Look, I came into this hoping to be blown away. Emma Thompson and Meryl Streep are, as expected, brilliant, and Parker's utterly human performance just builds my enormous crush on her. But come on. I don't want to be preached at. And that's unfortunately, that's what this series does best.
The Hills Have Eyes (2006)
For fans of low-brow gore-fests only.
Ugh. What a waste of time.
Let's start with the fact that the flick is formulaic in the extreme. Every single plot element is damn-near interchangeable with several other movies in the genre (of which, more later), to include "The Descent", "Wrong Turn", etc. No shocks, no scares, utterly, completely, predictable.
Which makes one wonder, "Why would anyone watch this?" Because it's an example of what contemporary writers call "torture-porn", and what earlier writers call "Theater of Pain". You watch it because you enjoy seeing people hacked to pieces, burned alive, impaled by all manner of pointy objects, or even, in this flick, raped by deformed mutants (although in response to a common thread on this movie's message boards, I didn't find the rape scene all that graphic. Disturbing and awful, yes. But glory be, they left some things to the imagination). Maybe you like the thrill of nausea you get from watching cruelty, maybe you don't. But if you don't get a little creeped out by the degree of violence and depravity in this flick, you should perhaps be a little concerned about your own psychological barometer.

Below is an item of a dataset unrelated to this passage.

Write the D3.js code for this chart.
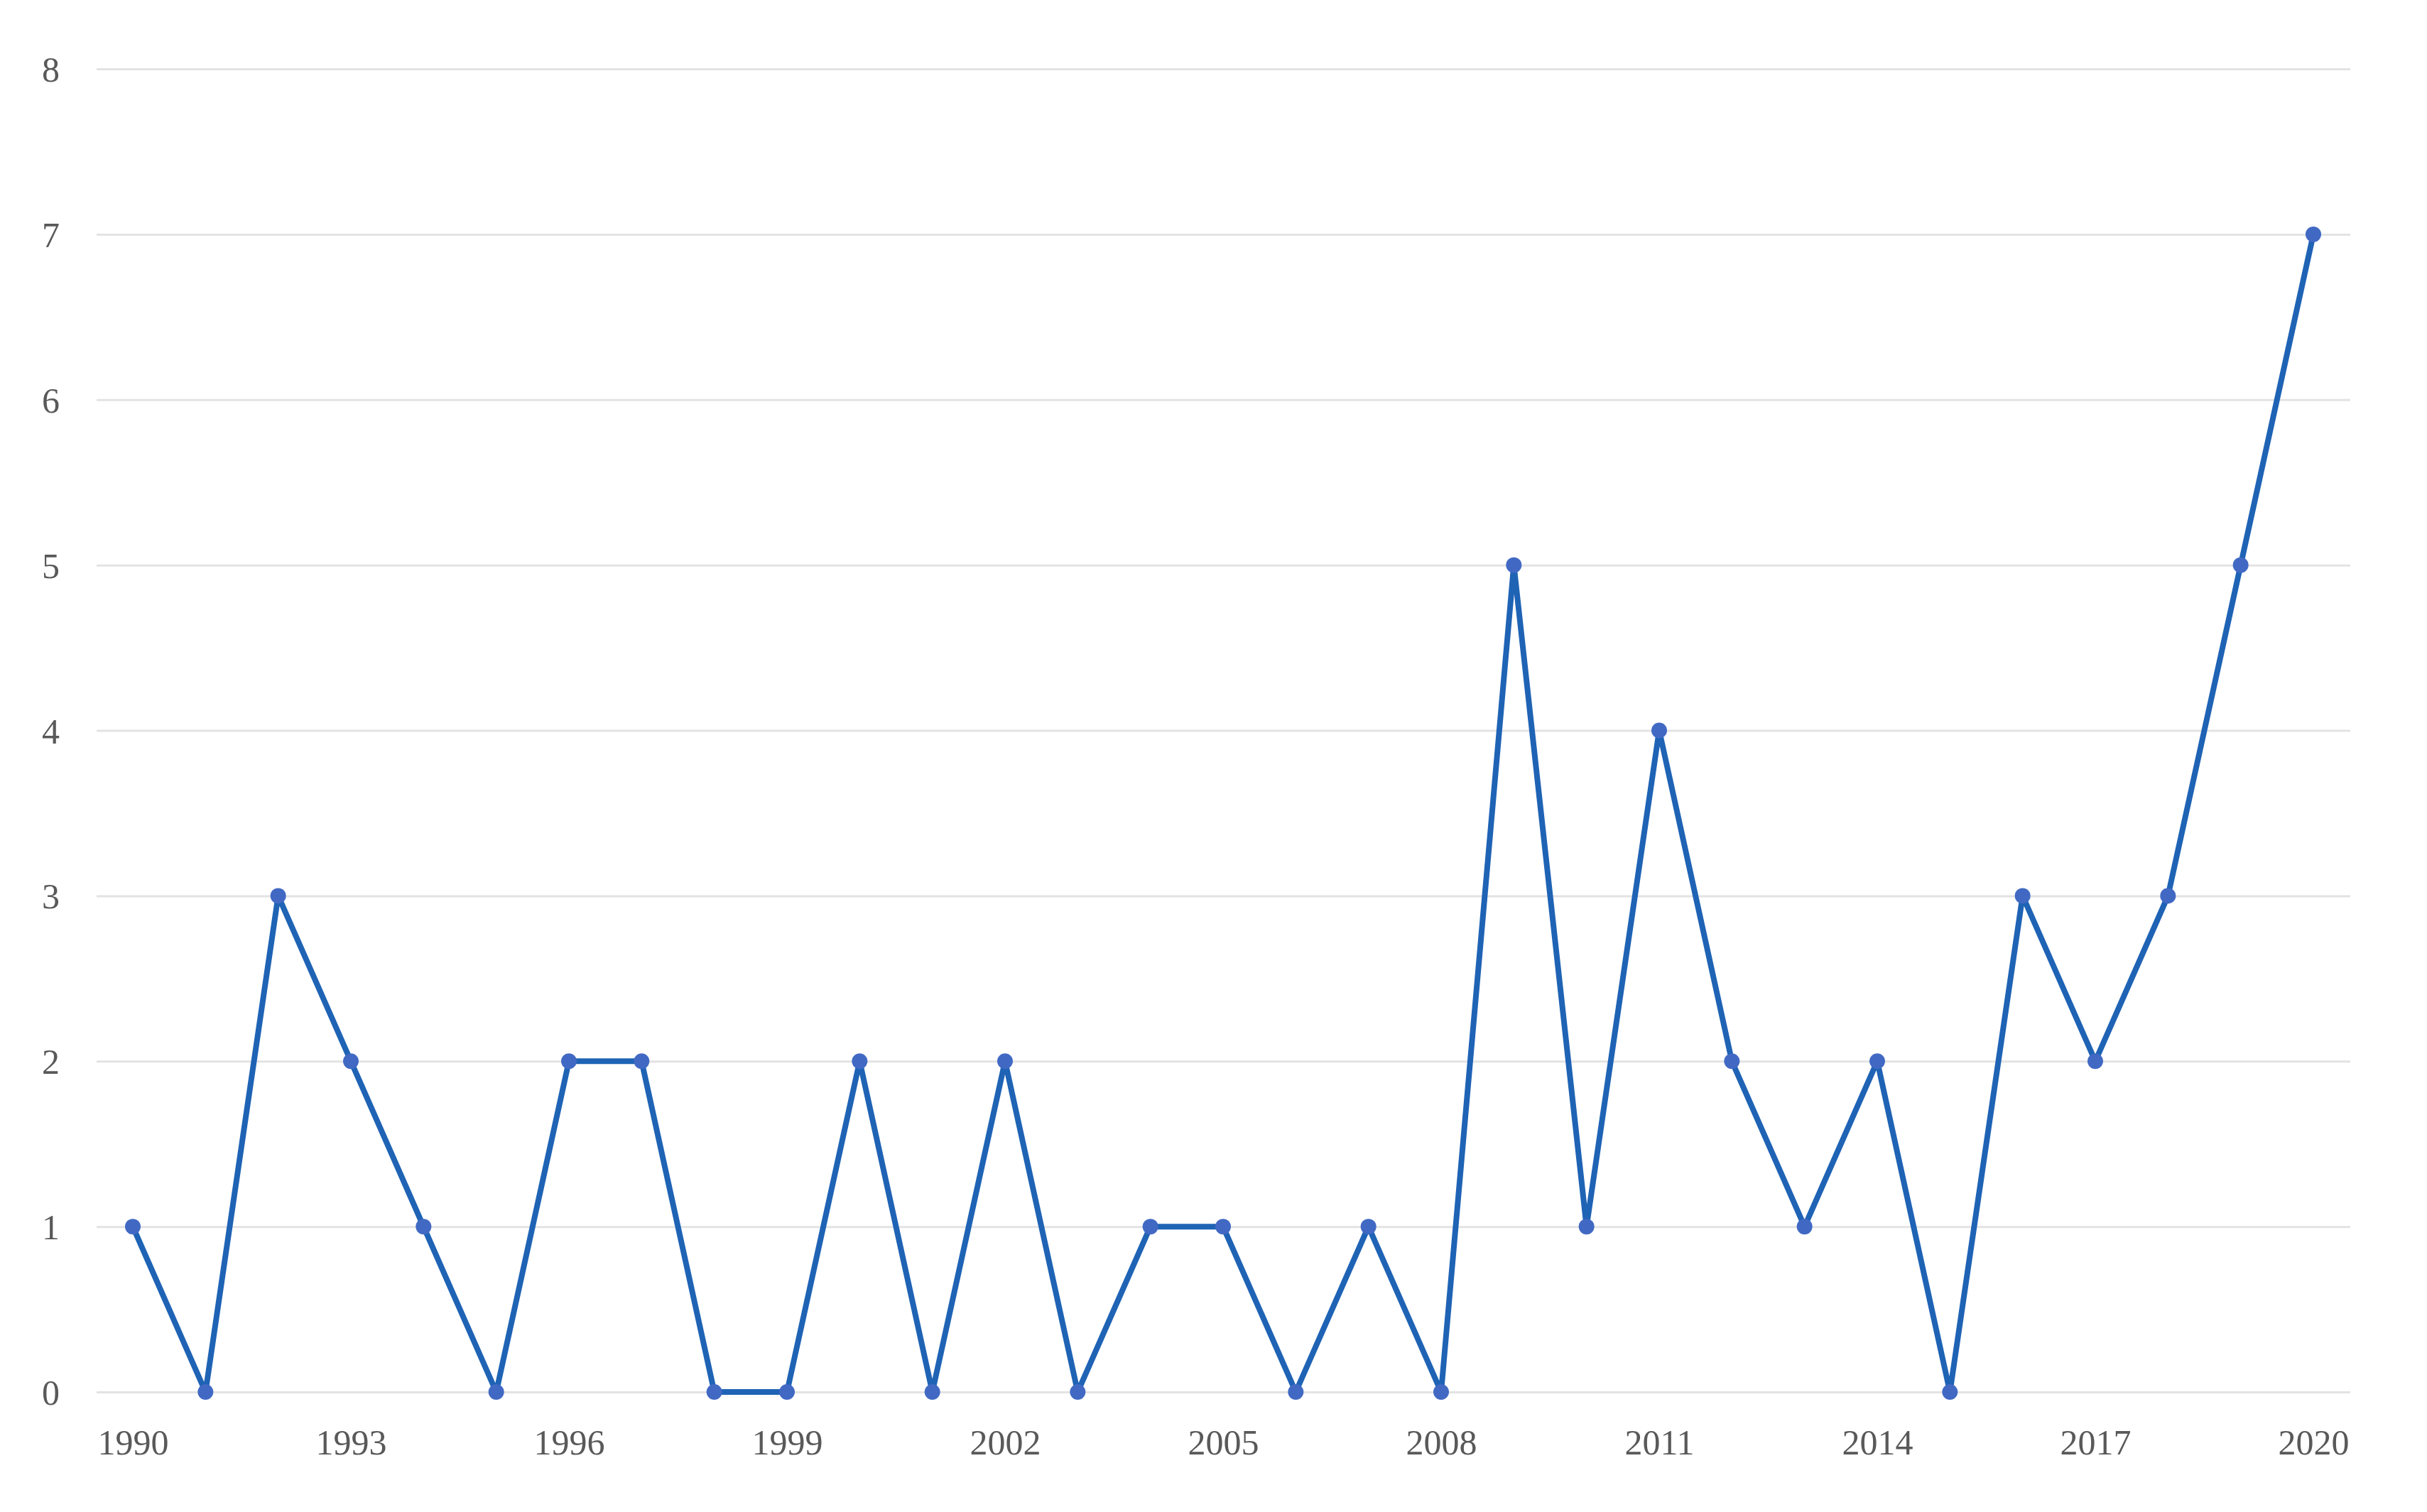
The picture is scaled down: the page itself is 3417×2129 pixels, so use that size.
<!DOCTYPE html>
<meta charset="utf-8">
<style>
body { margin: 0; background: #fff; }
.grid line { stroke: #e3e3e3; stroke-width: 3px; }
.grid .domain { display: none; }
.axis text { font-family: "Liberation Serif", "DejaVu Serif", serif; font-size: 50px; fill: #595959; }
.axis .domain, .axis line { display: none; }
.line { fill: none; stroke: #1f63b5; stroke-width: 8px; stroke-linejoin: round; }
.dot { fill: #4169c4; }
</style>
<svg width="3417" height="2129"></svg>
<script src="https://cdn.jsdelivr.net/npm/d3@7"></script>
<script>
var years = d3.range(1990, 2021);
var counts = [1, 0, 3, 2, 1, 0, 2, 2, 0, 0, 2, 0, 2, 0, 1, 1, 0, 1, 0, 5, 1, 4, 2, 1, 2, 0, 3, 2, 3, 5, 7];
var yTicks = [0, 1, 2, 3, 4, 5, 6, 7, 8];
var xTicks = [1990, 1993, 1996, 1999, 2002, 2005, 2008, 2011, 2014, 2017, 2020];

var svg = d3.select("svg"),
    gridLeft = 136, gridRight = 3309,
    plotTop = 97, plotBottom = 1960;

var x = d3.scaleLinear()
    .domain([1990, 2020])
    .range([187, 3257]);
var y = d3.scaleLinear()
    .domain([0, 8])
    .range([plotBottom, plotTop]);

// horizontal gridlines
svg.append("g")
    .attr("class", "grid")
    .attr("transform", "translate(" + gridLeft + ",0)")
    .call(d3.axisLeft(y).tickValues(yTicks).tickSize(-(gridRight - gridLeft)).tickFormat(""));

svg.append("g")
    .attr("class", "axis axis--y")
    .attr("transform", "translate(84,0)")
    .call(d3.axisLeft(y).tickValues(yTicks).tickSize(0).tickPadding(0))
  .selectAll("text")
    .attr("dy", "0.35em");

svg.append("g")
    .attr("class", "axis axis--x")
    .attr("transform", "translate(0," + plotBottom + ")")
    .call(d3.axisBottom(x).tickValues(xTicks).tickSize(0).tickPadding(0).tickFormat(d3.format("d")))
  .selectAll("text")
    .attr("dy", "0")
    .attr("y", 88);

var data = years.map(function(d, i) { return {year: d, value: counts[i]}; });

var line = d3.line()
    .x(function(d) { return x(d.year); })
    .y(function(d) { return y(d.value); });

svg.append("path")
    .datum(data)
    .attr("class", "line")
    .attr("d", line);

svg.selectAll(".dot")
    .data(data)
  .enter().append("circle")
    .attr("class", "dot")
    .attr("cx", function(d) { return x(d.year); })
    .attr("cy", function(d) { return y(d.value); })
    .attr("r", 11);
</script>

I won't patronize the audience by asking "how could you enjoy this?" Like I said, it's a form of porn. It just isn't for me, nor, I would venture to say for anyone who like films with subtlety or nuance. This is Grand Guignol, nothing more or less.
Feardotcom (2002)
By turns incomprehensible and ridiculous.
While in the video store the other day, the video box of this movie caught my eye, but I ultimately decided to rent something else instead. Then, by chance, my roommate and her boyfriend rented it the following day. After seeing this flick (they lent it to me when they were done with it), I have only one thing to say:
Thank God I didn't pay for this one.
Poorly-lit "action" sequences are randomly interspersed with incomprehensible hallucination sequences and uber-cliched drama/romance scenes. The end result is a movie that, whether or not it was any good as written (and it seemed like it might once have been), is ultimately an utter waste of time, film, and money. Rent ANYTHING ELSE in the world but this.